At this point transfer any leases or permits, make sure you and your accountant have finalised all business accounts and transfer the business name, social media accounts and the website. Also make sure you cancel anything you no longer need that cannot be transferred. Plan for a lot of this early as transfers for some things can take some time.
Step 8. Start a new adventure
Depending on the payment method you should now have received payment for your business and can look forward to a new adventure.
Selling a business in Australia can be made easier by being prepared. As the saying goes, no one knows your business better than you. Have the things buyers might ask for ready to go and try not to take anything personally. Most buyers will be looking at things from a purely financial perspective. After all, they haven’t put in the years of blood, sweat and tears into the business like you have.
What to do when buying a business in Australia
All of the information that is useful when selling a business can also be useful when buying one. If you are on the lookout for a business then websites advertising businesses for sale are a good starting point to browse and see what takes your interest. If you find one you think may be good for you, then contact the buyer.

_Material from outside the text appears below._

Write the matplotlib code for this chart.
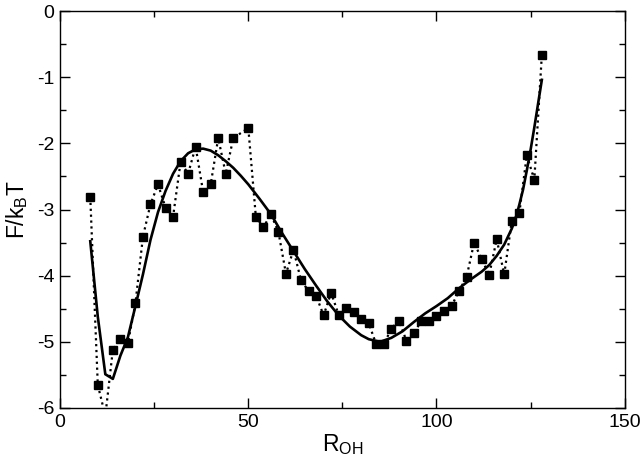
import matplotlib
matplotlib.use("Agg")
import matplotlib.pyplot as plt
from matplotlib.ticker import MultipleLocator

plt.rcParams["font.family"] = ["Liberation Sans", "DejaVu Sans"]
plt.rcParams["mathtext.fontset"] = "custom"
plt.rcParams["mathtext.rm"] = "Liberation Sans"
plt.rcParams["axes.unicode_minus"] = False

# simulation data (squares, dotted line)
r_data = [8, 10, 12, 14, 16, 18, 20, 22, 24, 26, 28, 30, 32, 34, 36, 38, 40,
          42, 44, 46, 50, 52, 54, 56, 58, 60, 62, 64, 66, 68, 70, 72, 74, 76,
          78, 80, 82, 84, 86, 88, 90, 92, 94, 96, 98, 100, 102, 104, 106, 108,
          110, 112, 114, 116, 118, 120, 122, 124, 126, 128]
f_data = [-2.81, -5.65, -6.12, -5.12, -4.95, -5.02, -4.42, -3.41, -2.92, -2.62,
          -2.97, -3.11, -2.28, -2.46, -2.05, -2.74, -2.62, -1.92, -2.46, -1.92,
          -1.77, -3.11, -3.27, -3.07, -3.34, -3.97, -3.61, -4.07, -4.23, -4.30,
          -4.60, -4.26, -4.59, -4.49, -4.55, -4.66, -4.72, -5.04, -5.04, -4.80,
          -4.68, -4.98, -4.87, -4.68, -4.68, -4.61, -4.54, -4.46, -4.23, -4.02,
          -3.50, -3.75, -3.99, -3.45, -3.98, -3.18, -3.06, -2.18, -2.55, -0.66]

# fitted curve (solid line)
r_fit = [8, 10, 12, 14, 16, 18, 20, 22, 24, 26, 28, 30, 32, 34, 36, 38, 40,
         42, 44, 46, 48, 50, 53, 56, 59, 62, 65, 68, 71, 74, 77, 80, 82, 85,
         88, 91, 94, 97, 100, 103, 106, 109, 112, 114, 116, 118, 120, 121, 122,
         123, 124, 125, 126, 127, 128]
f_fit = [-3.48, -4.62, -5.49, -5.56, -5.21, -4.93, -4.46, -3.98, -3.46, -3.04,
         -2.72, -2.46, -2.27, -2.15, -2.09, -2.08, -2.11, -2.18, -2.27, -2.37,
         -2.49, -2.62, -2.84, -3.07, -3.36, -3.63, -3.90, -4.15, -4.39, -4.60,
         -4.77, -4.90, -4.96, -5.00, -4.94, -4.84, -4.70, -4.57, -4.46, -4.34,
         -4.19, -4.06, -3.94, -3.84, -3.70, -3.53, -3.29, -3.14, -2.93, -2.70,
         -2.41, -2.10, -1.76, -1.40, -1.04]

fig = plt.figure(figsize=(6.4, 4.65), dpi=100)
ax = fig.add_axes([0.094, 0.1226, 0.882, 0.8537])

ax.plot(r_data, f_data, color="black", linestyle=":", linewidth=1.6,
        marker="s", markersize=5.4, zorder=2)
ax.plot(r_fit, f_fit, color="black", linestyle="-", linewidth=1.9, zorder=3)

ax.set_xlim(0, 150)
ax.set_ylim(-6, 0)
ax.xaxis.set_major_locator(MultipleLocator(50))
ax.xaxis.set_minor_locator(MultipleLocator(25))
ax.yaxis.set_major_locator(MultipleLocator(1))
ax.yaxis.set_minor_locator(MultipleLocator(0.5))
ax.tick_params(which="both", direction="in", top=True, right=True,
               width=1.0, labelsize=14, pad=4)
ax.tick_params(which="major", length=7.5)
ax.tick_params(which="minor", length=4.5)
for s in ax.spines.values():
    s.set_linewidth(1.0)

ax.set_xlabel(r"R$_\mathregular{OH}$", fontsize=16.5, labelpad=1)
ax.set_ylabel(r"F/k$_\mathregular{B}$T", fontsize=16.5, labelpad=5)

fig.savefig("out.png", dpi=100)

Make sure you do your homework and really look at the business you are thinking of purchasing. Use the information in this article to determine what sort of questions to ask and information you made need to make an informed decision to buy. Not all businesses will have the same or even detailed information, but at the very least should be able to provide you with some financial accounts to determine the health of the business. Get your own professionals such as a solicitor and accountant to help you go over any documents if you’re unsure.